Into the Heart and Mind of God # 18

Let us take Abraham and Isaac as an illustration.


Abraham bound Isaac, his son, and laid him on the altar, and then he raised the knife to plunge it into Isaac. At the moment that Abraham raised the knife Isaac was dead, and the moment that the angel of the Lord got hold of Abraham's hand Isaac was alive. It was as precise as that.


I do not know why it is that the Lord is compelling me to speak so much about the beginning of the Christian
life. It is not what I had thought of originally, but, against my own premeditation , I was compelled to communicate this. It may put a big strain upon the patience of the older Christians, but we must take nothing for granted. We must not take it for granted that everyone really understands the nature of the new birth, so we repeat, the true beginning of a true Christian life is nothing other than a resurrection from the dead. It is the receiving of a life which is called resurrection life.

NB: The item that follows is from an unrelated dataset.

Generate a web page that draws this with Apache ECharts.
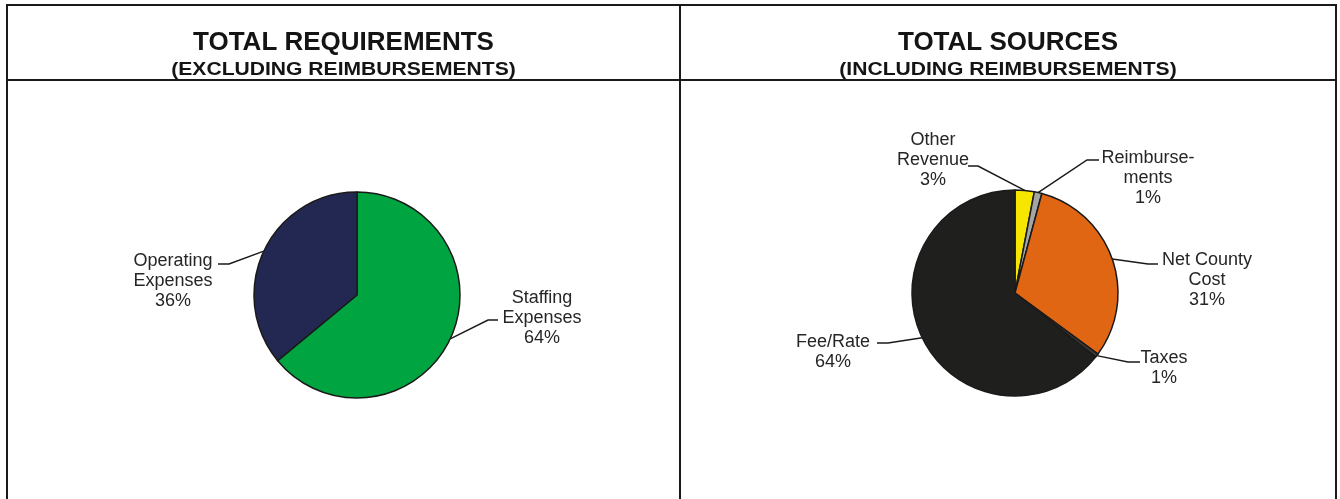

The next thing is that resurrection is God's unique act. Resuscitation of not resurrection. Wonderful things are being done in our time. We hear of people whose hearts stop beating, and then by some artificial means they are started again. People are calling that "bringing them back to life from the dead". Then there are people who are drowned. After some artificial application there is given what has come to be called "the kiss of life," which means that someone breathes into their mouth and inflates their lungs again, and they come back to consciousness. Men are calling that "raising from the dead." But is it that? Let them stay in their condition for four days. Let the blood run cold, and then, after four days, try artificial respiration. Well, you can work at it forever and they will not come back to life. Lazarus was dead and in the grave for four days, and Jesus refused to go near him during that time, so that no one would be able to say: "It was resuscitation." It had to be resurrection.


That was why God left Abraham so long before He gave him Isaac. If we had read from the fourth chapter of Romans we would have come to these words: "He (Abraham) considered his own body now as good as dead (he being about a hundred years old), and the deadness of Sarah's  womb" (Romans 4:19). God made the promise to Abraham that he would have a son, and then He went away and left him for years, until it was absolutely impossible for him to have a son naturally. What was God doing? He was demonstrating that this was not going to be a resuscitation but resurrection, that is, life out of death.


What we are saying is that resurrection is God's act, and not man's act. It is something which only God can do, and if the beginning of the Christian life is a resurrection, then only God can do it. It is absolutely hopeless for anyone to try to be a child of God without His help. If this is true - and it is true! - how foolish for anyone to say: "Well, I will become a Christian tomorrow", or "Later on in my life I will consider this matter." If God comes to us at any time and offers us this life, it is not in our power to say: "Not today, but some other day." We cannot fix times for God.


We must leave that there now and go on.


We pass from this crisis and the act to the process, because spiritual resurrection is not only a crisis at the beginning, but something which is carried on throughout the whole of the Christian life.The apostle Paul put it in this way: "Always bearing about in the body the dying of Jesus, that the life also of Jesus may be manifested in our body" (2 Corinthians 4:10). That word "always" spreads itself over the whole life of the Christian. After the one fundamental crisis there are many more crises on this matter. You  notice that the apostle said "Always ... in the body the dying", so that the life of Jesus is operating over against something that is always in the body.